In the material below, please retype the lines from the very first through the one with "ax.barh(y - h", exactly and without pictures.
******************************
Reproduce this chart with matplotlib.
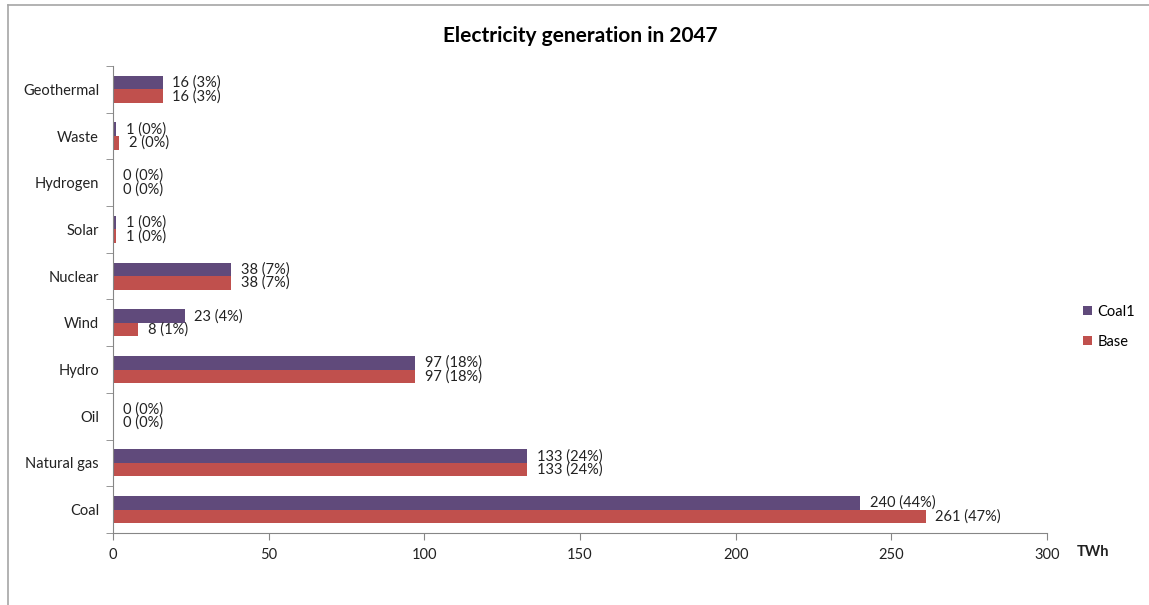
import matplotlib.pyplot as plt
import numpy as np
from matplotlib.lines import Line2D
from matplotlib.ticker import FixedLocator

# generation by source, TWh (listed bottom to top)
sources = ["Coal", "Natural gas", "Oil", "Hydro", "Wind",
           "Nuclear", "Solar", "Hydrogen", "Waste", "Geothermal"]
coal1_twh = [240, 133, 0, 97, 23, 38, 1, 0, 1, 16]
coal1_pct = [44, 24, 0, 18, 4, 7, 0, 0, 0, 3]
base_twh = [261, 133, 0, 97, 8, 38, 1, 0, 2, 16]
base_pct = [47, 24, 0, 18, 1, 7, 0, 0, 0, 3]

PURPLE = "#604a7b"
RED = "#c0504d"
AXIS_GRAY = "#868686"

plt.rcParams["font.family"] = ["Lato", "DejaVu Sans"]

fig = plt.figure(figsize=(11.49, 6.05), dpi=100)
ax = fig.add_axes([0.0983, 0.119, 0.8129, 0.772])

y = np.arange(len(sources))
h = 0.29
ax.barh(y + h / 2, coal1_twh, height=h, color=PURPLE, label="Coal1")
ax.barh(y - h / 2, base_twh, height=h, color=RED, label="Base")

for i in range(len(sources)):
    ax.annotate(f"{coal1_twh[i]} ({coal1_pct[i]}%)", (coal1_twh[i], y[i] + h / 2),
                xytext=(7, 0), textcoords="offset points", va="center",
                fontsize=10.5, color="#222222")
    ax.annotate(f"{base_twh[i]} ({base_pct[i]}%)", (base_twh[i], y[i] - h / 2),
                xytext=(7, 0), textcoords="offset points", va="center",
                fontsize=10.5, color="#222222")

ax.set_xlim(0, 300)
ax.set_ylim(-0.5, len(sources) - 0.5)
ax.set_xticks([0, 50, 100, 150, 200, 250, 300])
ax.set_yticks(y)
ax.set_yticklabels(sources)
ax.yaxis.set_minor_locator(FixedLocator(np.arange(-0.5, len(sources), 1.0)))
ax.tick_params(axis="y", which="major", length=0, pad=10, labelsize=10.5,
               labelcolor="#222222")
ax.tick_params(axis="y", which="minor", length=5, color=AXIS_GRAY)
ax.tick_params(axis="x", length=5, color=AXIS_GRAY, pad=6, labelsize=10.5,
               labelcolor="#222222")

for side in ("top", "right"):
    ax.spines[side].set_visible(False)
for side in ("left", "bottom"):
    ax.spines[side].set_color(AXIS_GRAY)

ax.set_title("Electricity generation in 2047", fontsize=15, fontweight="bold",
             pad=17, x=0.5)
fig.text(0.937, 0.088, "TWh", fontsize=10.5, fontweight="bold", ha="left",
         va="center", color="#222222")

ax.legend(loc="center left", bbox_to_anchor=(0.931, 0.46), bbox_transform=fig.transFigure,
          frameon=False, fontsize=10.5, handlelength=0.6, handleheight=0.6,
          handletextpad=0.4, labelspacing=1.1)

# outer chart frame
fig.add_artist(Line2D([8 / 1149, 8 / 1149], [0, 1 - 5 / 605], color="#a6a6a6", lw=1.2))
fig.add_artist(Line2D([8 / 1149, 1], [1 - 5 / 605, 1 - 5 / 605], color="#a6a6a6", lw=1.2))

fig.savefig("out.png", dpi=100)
******************************
• OUTPUT OF THE TASK
Reproduce this chart with matplotlib.
import matplotlib.pyplot as plt
import numpy as np
from matplotlib.lines import Line2D
from matplotlib.ticker import FixedLocator

# generation by source, TWh (listed bottom to top)
sources = ["Coal", "Natural gas", "Oil", "Hydro", "Wind",
           "Nuclear", "Solar", "Hydrogen", "Waste", "Geothermal"]
coal1_twh = [240, 133, 0, 97, 23, 38, 1, 0, 1, 16]
coal1_pct = [44, 24, 0, 18, 4, 7, 0, 0, 0, 3]
base_twh = [261, 133, 0, 97, 8, 38, 1, 0, 2, 16]
base_pct = [47, 24, 0, 18, 1, 7, 0, 0, 0, 3]

PURPLE = "#604a7b"
RED = "#c0504d"
AXIS_GRAY = "#868686"

plt.rcParams["font.family"] = ["Lato", "DejaVu Sans"]

fig = plt.figure(figsize=(11.49, 6.05), dpi=100)
ax = fig.add_axes([0.0983, 0.119, 0.8129, 0.772])

y = np.arange(len(sources))
h = 0.29
ax.barh(y + h / 2, coal1_twh, height=h, color=PURPLE, label="Coal1")
ax.barh(y - h / 2, base_twh, height=h, color=RED, label="Base")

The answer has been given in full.